* start Supplied data *

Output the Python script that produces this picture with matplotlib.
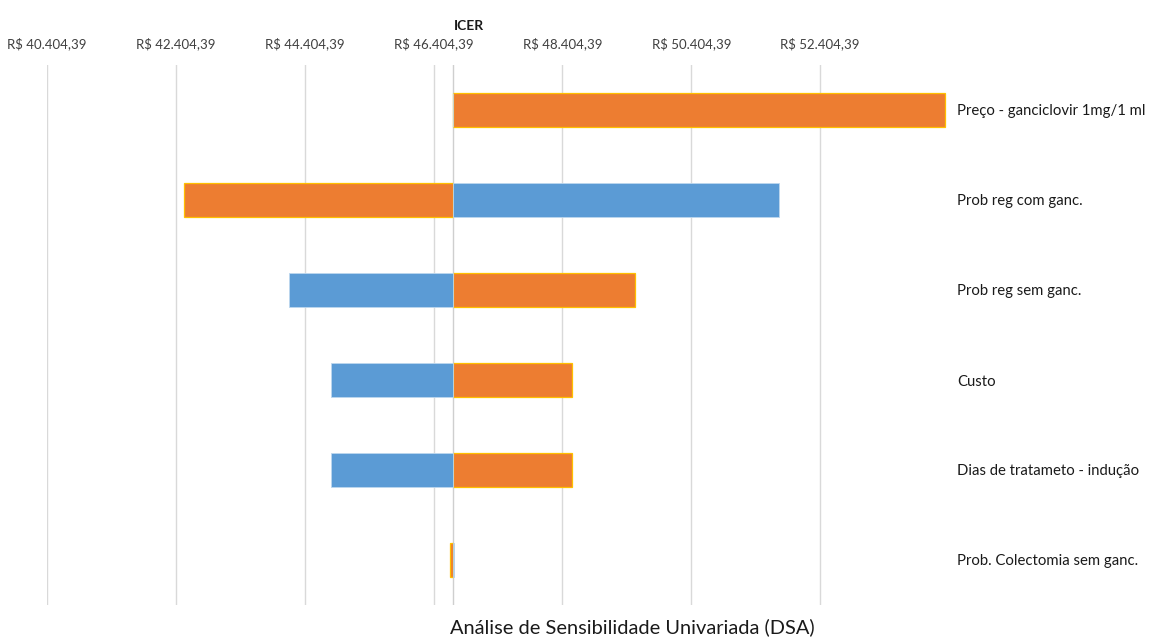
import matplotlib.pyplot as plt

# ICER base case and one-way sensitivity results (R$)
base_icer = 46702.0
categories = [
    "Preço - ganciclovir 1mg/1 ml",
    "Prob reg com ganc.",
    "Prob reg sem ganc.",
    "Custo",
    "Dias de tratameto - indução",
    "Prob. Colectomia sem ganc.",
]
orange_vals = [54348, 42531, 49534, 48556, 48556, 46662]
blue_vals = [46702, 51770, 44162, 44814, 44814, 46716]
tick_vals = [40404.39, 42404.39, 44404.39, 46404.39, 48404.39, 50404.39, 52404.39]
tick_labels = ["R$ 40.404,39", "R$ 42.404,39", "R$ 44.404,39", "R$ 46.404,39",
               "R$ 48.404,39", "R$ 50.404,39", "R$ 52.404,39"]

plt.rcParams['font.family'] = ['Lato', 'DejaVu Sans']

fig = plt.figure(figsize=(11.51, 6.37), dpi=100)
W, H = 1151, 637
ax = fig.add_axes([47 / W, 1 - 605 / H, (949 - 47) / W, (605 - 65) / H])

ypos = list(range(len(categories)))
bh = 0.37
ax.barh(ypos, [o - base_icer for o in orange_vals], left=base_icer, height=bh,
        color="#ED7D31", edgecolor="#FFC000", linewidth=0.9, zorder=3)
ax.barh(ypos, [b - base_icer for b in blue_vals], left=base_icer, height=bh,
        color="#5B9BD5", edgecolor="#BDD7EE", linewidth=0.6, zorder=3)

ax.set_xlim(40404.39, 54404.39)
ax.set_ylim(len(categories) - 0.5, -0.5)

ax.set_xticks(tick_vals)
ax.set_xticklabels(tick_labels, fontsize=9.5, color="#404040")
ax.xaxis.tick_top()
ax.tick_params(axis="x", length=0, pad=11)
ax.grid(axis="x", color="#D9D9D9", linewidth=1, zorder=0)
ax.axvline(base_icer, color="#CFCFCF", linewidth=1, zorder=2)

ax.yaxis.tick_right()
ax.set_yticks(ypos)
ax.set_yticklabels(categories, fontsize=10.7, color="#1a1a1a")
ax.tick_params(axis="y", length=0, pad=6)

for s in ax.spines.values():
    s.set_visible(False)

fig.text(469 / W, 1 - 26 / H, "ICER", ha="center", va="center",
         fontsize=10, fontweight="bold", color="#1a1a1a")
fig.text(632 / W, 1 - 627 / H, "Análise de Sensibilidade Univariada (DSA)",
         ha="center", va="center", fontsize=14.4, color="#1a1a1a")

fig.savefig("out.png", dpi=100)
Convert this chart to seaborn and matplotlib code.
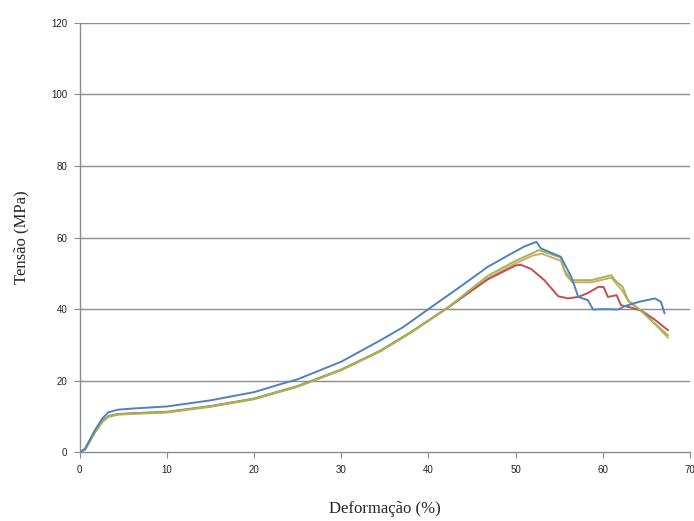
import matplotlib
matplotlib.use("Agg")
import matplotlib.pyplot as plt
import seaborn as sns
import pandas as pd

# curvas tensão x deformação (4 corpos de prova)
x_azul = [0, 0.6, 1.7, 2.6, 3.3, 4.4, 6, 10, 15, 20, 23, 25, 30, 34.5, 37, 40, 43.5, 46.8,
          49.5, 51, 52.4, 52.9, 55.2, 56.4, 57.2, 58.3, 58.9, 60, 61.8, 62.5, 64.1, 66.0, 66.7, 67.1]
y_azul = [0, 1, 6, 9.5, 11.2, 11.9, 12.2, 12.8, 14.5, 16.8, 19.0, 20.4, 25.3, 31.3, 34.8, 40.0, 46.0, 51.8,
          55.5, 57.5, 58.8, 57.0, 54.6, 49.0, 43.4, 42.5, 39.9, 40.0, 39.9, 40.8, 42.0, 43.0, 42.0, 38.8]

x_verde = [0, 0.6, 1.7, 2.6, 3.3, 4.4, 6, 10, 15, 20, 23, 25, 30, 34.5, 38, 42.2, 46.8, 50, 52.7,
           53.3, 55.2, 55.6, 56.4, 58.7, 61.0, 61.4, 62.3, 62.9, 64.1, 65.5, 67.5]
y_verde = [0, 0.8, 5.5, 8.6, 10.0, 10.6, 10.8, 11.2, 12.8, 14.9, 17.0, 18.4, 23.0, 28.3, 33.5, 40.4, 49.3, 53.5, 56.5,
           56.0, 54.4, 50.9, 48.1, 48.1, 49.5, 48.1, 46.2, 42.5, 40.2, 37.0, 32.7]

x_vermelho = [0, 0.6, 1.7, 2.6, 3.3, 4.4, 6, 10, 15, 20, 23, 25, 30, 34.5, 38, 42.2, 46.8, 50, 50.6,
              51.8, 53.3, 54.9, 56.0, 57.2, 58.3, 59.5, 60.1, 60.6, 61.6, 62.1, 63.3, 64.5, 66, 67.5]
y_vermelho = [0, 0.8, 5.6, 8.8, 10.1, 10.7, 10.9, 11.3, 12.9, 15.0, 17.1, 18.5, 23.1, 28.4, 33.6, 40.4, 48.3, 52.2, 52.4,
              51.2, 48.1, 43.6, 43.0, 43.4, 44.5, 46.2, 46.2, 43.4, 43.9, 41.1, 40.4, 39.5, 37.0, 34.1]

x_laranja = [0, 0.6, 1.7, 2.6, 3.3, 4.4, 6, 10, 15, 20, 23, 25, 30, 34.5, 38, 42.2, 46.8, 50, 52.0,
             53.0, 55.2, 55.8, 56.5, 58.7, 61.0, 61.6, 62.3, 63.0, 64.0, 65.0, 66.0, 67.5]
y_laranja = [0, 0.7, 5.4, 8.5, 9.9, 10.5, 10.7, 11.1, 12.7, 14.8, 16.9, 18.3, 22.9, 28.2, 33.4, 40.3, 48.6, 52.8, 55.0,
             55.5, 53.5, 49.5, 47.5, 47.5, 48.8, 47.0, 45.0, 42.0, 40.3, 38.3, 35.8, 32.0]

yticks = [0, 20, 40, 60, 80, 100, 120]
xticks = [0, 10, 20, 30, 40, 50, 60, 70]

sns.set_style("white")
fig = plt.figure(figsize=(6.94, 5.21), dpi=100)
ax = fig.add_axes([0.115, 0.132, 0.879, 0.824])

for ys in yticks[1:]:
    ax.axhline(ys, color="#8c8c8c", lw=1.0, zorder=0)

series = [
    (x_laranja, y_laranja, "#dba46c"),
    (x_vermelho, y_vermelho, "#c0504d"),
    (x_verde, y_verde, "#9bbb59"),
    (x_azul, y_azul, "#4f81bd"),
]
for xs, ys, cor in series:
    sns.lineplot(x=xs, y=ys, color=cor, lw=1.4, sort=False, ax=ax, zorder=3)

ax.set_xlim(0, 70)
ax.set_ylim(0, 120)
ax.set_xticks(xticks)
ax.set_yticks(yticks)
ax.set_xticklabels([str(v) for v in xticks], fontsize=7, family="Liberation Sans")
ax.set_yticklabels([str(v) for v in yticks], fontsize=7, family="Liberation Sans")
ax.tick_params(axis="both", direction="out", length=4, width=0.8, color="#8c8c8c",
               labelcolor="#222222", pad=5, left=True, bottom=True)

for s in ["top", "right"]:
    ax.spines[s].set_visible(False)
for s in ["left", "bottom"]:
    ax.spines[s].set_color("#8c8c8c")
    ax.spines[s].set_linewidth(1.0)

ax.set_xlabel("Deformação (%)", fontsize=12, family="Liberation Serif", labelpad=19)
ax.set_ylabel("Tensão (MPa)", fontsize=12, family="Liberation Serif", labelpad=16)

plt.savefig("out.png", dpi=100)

* end Supplied data *

Exercise instructions:
Please repeat exactly the data above from its first line to the line that contains "ax.set_ylim(len(categories) - 0.5, -0.5)", inclusive, and leave every picture out.

Task solution:
Output the Python script that produces this picture with matplotlib.
import matplotlib.pyplot as plt

# ICER base case and one-way sensitivity results (R$)
base_icer = 46702.0
categories = [
    "Preço - ganciclovir 1mg/1 ml",
    "Prob reg com ganc.",
    "Prob reg sem ganc.",
    "Custo",
    "Dias de tratameto - indução",
    "Prob. Colectomia sem ganc.",
]
orange_vals = [54348, 42531, 49534, 48556, 48556, 46662]
blue_vals = [46702, 51770, 44162, 44814, 44814, 46716]
tick_vals = [40404.39, 42404.39, 44404.39, 46404.39, 48404.39, 50404.39, 52404.39]
tick_labels = ["R$ 40.404,39", "R$ 42.404,39", "R$ 44.404,39", "R$ 46.404,39",
               "R$ 48.404,39", "R$ 50.404,39", "R$ 52.404,39"]

plt.rcParams['font.family'] = ['Lato', 'DejaVu Sans']

fig = plt.figure(figsize=(11.51, 6.37), dpi=100)
W, H = 1151, 637
ax = fig.add_axes([47 / W, 1 - 605 / H, (949 - 47) / W, (605 - 65) / H])

ypos = list(range(len(categories)))
bh = 0.37
ax.barh(ypos, [o - base_icer for o in orange_vals], left=base_icer, height=bh,
        color="#ED7D31", edgecolor="#FFC000", linewidth=0.9, zorder=3)
ax.barh(ypos, [b - base_icer for b in blue_vals], left=base_icer, height=bh,
        color="#5B9BD5", edgecolor="#BDD7EE", linewidth=0.6, zorder=3)

ax.set_xlim(40404.39, 54404.39)
ax.set_ylim(len(categories) - 0.5, -0.5)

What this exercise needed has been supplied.